» **Record set**
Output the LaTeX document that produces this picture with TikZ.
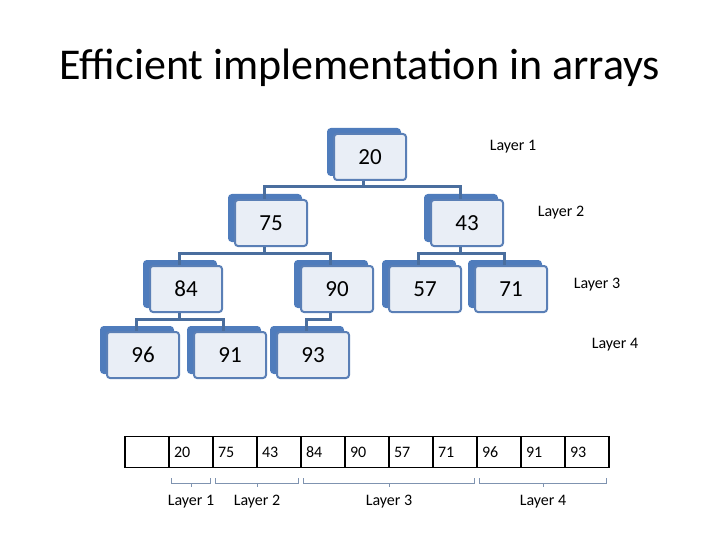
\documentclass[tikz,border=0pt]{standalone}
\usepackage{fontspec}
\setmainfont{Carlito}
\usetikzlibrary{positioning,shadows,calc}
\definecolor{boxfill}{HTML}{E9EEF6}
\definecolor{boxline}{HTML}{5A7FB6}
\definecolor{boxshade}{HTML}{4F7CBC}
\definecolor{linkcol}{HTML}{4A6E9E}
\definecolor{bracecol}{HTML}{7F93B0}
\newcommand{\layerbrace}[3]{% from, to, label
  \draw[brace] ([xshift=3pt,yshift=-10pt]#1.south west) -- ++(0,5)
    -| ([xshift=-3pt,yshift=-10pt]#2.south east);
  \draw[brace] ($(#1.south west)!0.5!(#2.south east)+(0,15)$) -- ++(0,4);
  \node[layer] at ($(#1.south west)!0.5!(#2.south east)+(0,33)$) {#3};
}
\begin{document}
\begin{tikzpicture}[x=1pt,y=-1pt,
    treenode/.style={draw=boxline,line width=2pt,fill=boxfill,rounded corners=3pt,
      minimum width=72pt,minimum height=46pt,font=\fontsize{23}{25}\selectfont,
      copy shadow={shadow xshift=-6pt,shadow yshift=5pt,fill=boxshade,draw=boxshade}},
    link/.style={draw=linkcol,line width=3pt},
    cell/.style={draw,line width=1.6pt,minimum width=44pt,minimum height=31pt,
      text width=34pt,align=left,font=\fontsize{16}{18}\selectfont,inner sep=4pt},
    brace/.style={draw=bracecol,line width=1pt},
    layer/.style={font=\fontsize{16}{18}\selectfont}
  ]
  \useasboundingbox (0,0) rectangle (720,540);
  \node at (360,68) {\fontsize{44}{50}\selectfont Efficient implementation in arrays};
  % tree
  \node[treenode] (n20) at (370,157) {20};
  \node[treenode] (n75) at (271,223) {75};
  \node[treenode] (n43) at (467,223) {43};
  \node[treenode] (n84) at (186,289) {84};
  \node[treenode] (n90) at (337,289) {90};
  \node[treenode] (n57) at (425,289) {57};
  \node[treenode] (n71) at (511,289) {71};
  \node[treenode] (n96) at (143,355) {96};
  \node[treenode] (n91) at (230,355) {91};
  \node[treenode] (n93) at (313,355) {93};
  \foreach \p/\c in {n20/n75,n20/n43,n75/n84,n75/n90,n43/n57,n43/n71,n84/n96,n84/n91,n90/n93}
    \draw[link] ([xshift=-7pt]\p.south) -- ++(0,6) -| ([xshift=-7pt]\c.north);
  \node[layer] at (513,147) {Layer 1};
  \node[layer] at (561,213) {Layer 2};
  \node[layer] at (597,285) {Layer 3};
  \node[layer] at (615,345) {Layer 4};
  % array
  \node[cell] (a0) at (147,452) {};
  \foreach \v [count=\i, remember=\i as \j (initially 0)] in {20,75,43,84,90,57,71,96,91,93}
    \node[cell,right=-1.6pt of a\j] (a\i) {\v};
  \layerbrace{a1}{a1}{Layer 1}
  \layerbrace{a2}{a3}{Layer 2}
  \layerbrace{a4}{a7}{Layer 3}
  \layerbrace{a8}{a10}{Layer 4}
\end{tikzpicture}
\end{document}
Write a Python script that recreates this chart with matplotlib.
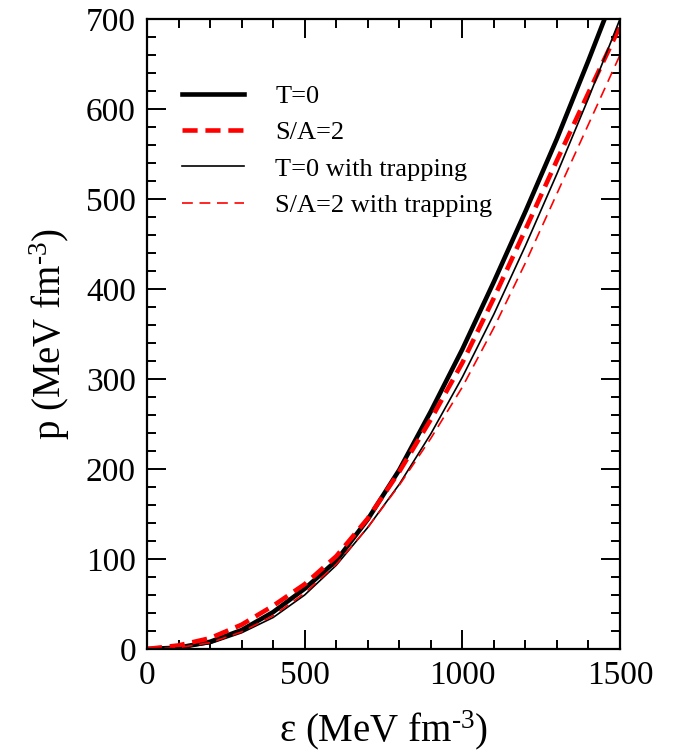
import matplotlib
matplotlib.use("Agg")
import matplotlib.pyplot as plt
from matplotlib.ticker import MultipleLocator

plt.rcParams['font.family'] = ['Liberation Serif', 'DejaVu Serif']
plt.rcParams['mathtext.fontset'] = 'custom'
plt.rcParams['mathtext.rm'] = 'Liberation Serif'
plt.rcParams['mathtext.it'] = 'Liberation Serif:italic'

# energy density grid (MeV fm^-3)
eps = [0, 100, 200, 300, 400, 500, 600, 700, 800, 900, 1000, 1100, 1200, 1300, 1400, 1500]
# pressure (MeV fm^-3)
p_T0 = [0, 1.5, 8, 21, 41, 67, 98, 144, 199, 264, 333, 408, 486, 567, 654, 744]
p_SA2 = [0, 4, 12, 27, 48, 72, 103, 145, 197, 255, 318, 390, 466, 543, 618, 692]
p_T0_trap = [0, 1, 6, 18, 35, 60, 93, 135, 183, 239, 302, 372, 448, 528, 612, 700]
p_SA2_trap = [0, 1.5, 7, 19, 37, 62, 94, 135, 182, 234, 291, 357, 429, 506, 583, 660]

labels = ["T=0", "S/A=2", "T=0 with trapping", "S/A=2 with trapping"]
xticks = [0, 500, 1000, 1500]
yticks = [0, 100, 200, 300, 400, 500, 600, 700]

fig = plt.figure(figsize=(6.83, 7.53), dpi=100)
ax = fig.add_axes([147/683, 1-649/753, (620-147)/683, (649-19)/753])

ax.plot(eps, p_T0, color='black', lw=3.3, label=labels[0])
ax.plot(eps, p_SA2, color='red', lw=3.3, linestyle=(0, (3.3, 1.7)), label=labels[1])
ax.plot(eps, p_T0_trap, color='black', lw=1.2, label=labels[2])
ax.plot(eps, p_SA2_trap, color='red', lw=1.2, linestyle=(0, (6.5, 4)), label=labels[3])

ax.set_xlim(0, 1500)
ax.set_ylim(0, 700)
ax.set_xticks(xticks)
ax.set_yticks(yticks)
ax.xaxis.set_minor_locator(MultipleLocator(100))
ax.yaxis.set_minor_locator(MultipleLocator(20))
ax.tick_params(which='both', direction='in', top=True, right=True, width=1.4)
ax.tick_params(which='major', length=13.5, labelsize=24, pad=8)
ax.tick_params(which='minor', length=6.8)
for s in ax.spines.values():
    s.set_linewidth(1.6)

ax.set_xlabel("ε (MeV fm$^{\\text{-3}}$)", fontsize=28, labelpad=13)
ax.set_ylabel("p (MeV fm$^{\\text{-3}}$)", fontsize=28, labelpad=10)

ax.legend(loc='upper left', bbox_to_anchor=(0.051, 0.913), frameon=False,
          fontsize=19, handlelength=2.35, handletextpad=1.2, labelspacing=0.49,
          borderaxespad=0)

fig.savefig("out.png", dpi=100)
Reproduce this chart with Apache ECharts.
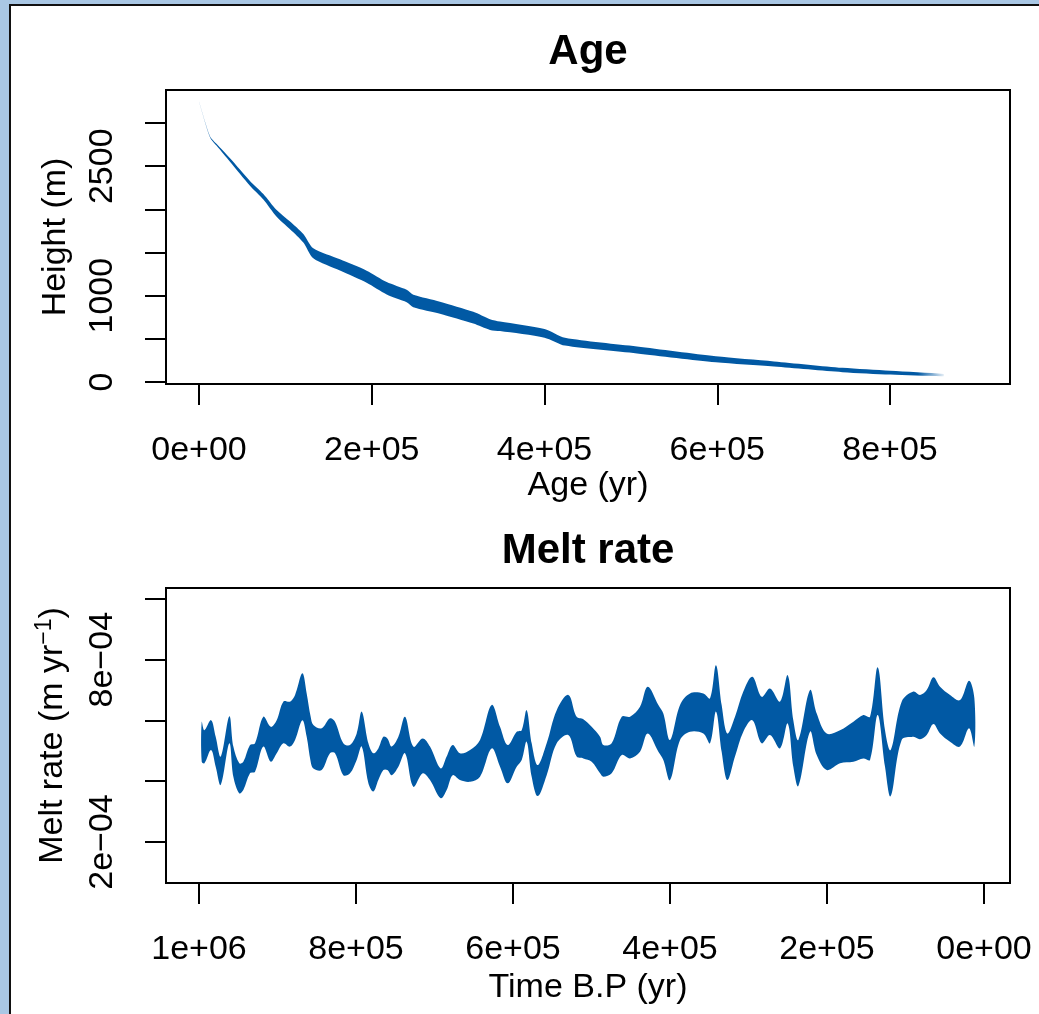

» **Work instructions**
Please write out all the data again word for word, but not the pictures.

» **Solution to this exercise**
Output the LaTeX document that produces this picture with TikZ.
\documentclass[tikz,border=0pt]{standalone}
\usepackage{fontspec}
\setmainfont{Carlito}
\usetikzlibrary{positioning,shadows,calc}
\definecolor{boxfill}{HTML}{E9EEF6}
\definecolor{boxline}{HTML}{5A7FB6}
\definecolor{boxshade}{HTML}{4F7CBC}
\definecolor{linkcol}{HTML}{4A6E9E}
\definecolor{bracecol}{HTML}{7F93B0}
\newcommand{\layerbrace}[3]{% from, to, label
  \draw[brace] ([xshift=3pt,yshift=-10pt]#1.south west) -- ++(0,5)
    -| ([xshift=-3pt,yshift=-10pt]#2.south east);
  \draw[brace] ($(#1.south west)!0.5!(#2.south east)+(0,15)$) -- ++(0,4);
  \node[layer] at ($(#1.south west)!0.5!(#2.south east)+(0,33)$) {#3};
}
\begin{document}
\begin{tikzpicture}[x=1pt,y=-1pt,
    treenode/.style={draw=boxline,line width=2pt,fill=boxfill,rounded corners=3pt,
      minimum width=72pt,minimum height=46pt,font=\fontsize{23}{25}\selectfont,
      copy shadow={shadow xshift=-6pt,shadow yshift=5pt,fill=boxshade,draw=boxshade}},
    link/.style={draw=linkcol,line width=3pt},
    cell/.style={draw,line width=1.6pt,minimum width=44pt,minimum height=31pt,
      text width=34pt,align=left,font=\fontsize{16}{18}\selectfont,inner sep=4pt},
    brace/.style={draw=bracecol,line width=1pt},
    layer/.style={font=\fontsize{16}{18}\selectfont}
  ]
  \useasboundingbox (0,0) rectangle (720,540);
  \node at (360,68) {\fontsize{44}{50}\selectfont Efficient implementation in arrays};
  % tree
  \node[treenode] (n20) at (370,157) {20};
  \node[treenode] (n75) at (271,223) {75};
  \node[treenode] (n43) at (467,223) {43};
  \node[treenode] (n84) at (186,289) {84};
  \node[treenode] (n90) at (337,289) {90};
  \node[treenode] (n57) at (425,289) {57};
  \node[treenode] (n71) at (511,289) {71};
  \node[treenode] (n96) at (143,355) {96};
  \node[treenode] (n91) at (230,355) {91};
  \node[treenode] (n93) at (313,355) {93};
  \foreach \p/\c in {n20/n75,n20/n43,n75/n84,n75/n90,n43/n57,n43/n71,n84/n96,n84/n91,n90/n93}
    \draw[link] ([xshift=-7pt]\p.south) -- ++(0,6) -| ([xshift=-7pt]\c.north);
  \node[layer] at (513,147) {Layer 1};
  \node[layer] at (561,213) {Layer 2};
  \node[layer] at (597,285) {Layer 3};
  \node[layer] at (615,345) {Layer 4};
  % array
  \node[cell] (a0) at (147,452) {};
  \foreach \v [count=\i, remember=\i as \j (initially 0)] in {20,75,43,84,90,57,71,96,91,93}
    \node[cell,right=-1.6pt of a\j] (a\i) {\v};
  \layerbrace{a1}{a1}{Layer 1}
  \layerbrace{a2}{a3}{Layer 2}
  \layerbrace{a4}{a7}{Layer 3}
  \layerbrace{a8}{a10}{Layer 4}
\end{tikzpicture}
\end{document}
Write a Python script that recreates this chart with matplotlib.
import matplotlib
matplotlib.use("Agg")
import matplotlib.pyplot as plt
from matplotlib.ticker import MultipleLocator

plt.rcParams['font.family'] = ['Liberation Serif', 'DejaVu Serif']
plt.rcParams['mathtext.fontset'] = 'custom'
plt.rcParams['mathtext.rm'] = 'Liberation Serif'
plt.rcParams['mathtext.it'] = 'Liberation Serif:italic'

# energy density grid (MeV fm^-3)
eps = [0, 100, 200, 300, 400, 500, 600, 700, 800, 900, 1000, 1100, 1200, 1300, 1400, 1500]
# pressure (MeV fm^-3)
p_T0 = [0, 1.5, 8, 21, 41, 67, 98, 144, 199, 264, 333, 408, 486, 567, 654, 744]
p_SA2 = [0, 4, 12, 27, 48, 72, 103, 145, 197, 255, 318, 390, 466, 543, 618, 692]
p_T0_trap = [0, 1, 6, 18, 35, 60, 93, 135, 183, 239, 302, 372, 448, 528, 612, 700]
p_SA2_trap = [0, 1.5, 7, 19, 37, 62, 94, 135, 182, 234, 291, 357, 429, 506, 583, 660]

labels = ["T=0", "S/A=2", "T=0 with trapping", "S/A=2 with trapping"]
xticks = [0, 500, 1000, 1500]
yticks = [0, 100, 200, 300, 400, 500, 600, 700]

fig = plt.figure(figsize=(6.83, 7.53), dpi=100)
ax = fig.add_axes([147/683, 1-649/753, (620-147)/683, (649-19)/753])

ax.plot(eps, p_T0, color='black', lw=3.3, label=labels[0])
ax.plot(eps, p_SA2, color='red', lw=3.3, linestyle=(0, (3.3, 1.7)), label=labels[1])
ax.plot(eps, p_T0_trap, color='black', lw=1.2, label=labels[2])
ax.plot(eps, p_SA2_trap, color='red', lw=1.2, linestyle=(0, (6.5, 4)), label=labels[3])

ax.set_xlim(0, 1500)
ax.set_ylim(0, 700)
ax.set_xticks(xticks)
ax.set_yticks(yticks)
ax.xaxis.set_minor_locator(MultipleLocator(100))
ax.yaxis.set_minor_locator(MultipleLocator(20))
ax.tick_params(which='both', direction='in', top=True, right=True, width=1.4)
ax.tick_params(which='major', length=13.5, labelsize=24, pad=8)
ax.tick_params(which='minor', length=6.8)
for s in ax.spines.values():
    s.set_linewidth(1.6)

ax.set_xlabel("ε (MeV fm$^{\\text{-3}}$)", fontsize=28, labelpad=13)
ax.set_ylabel("p (MeV fm$^{\\text{-3}}$)", fontsize=28, labelpad=10)

ax.legend(loc='upper left', bbox_to_anchor=(0.051, 0.913), frameon=False,
          fontsize=19, handlelength=2.35, handletextpad=1.2, labelspacing=0.49,
          borderaxespad=0)

fig.savefig("out.png", dpi=100)
Reproduce this chart with Apache ECharts.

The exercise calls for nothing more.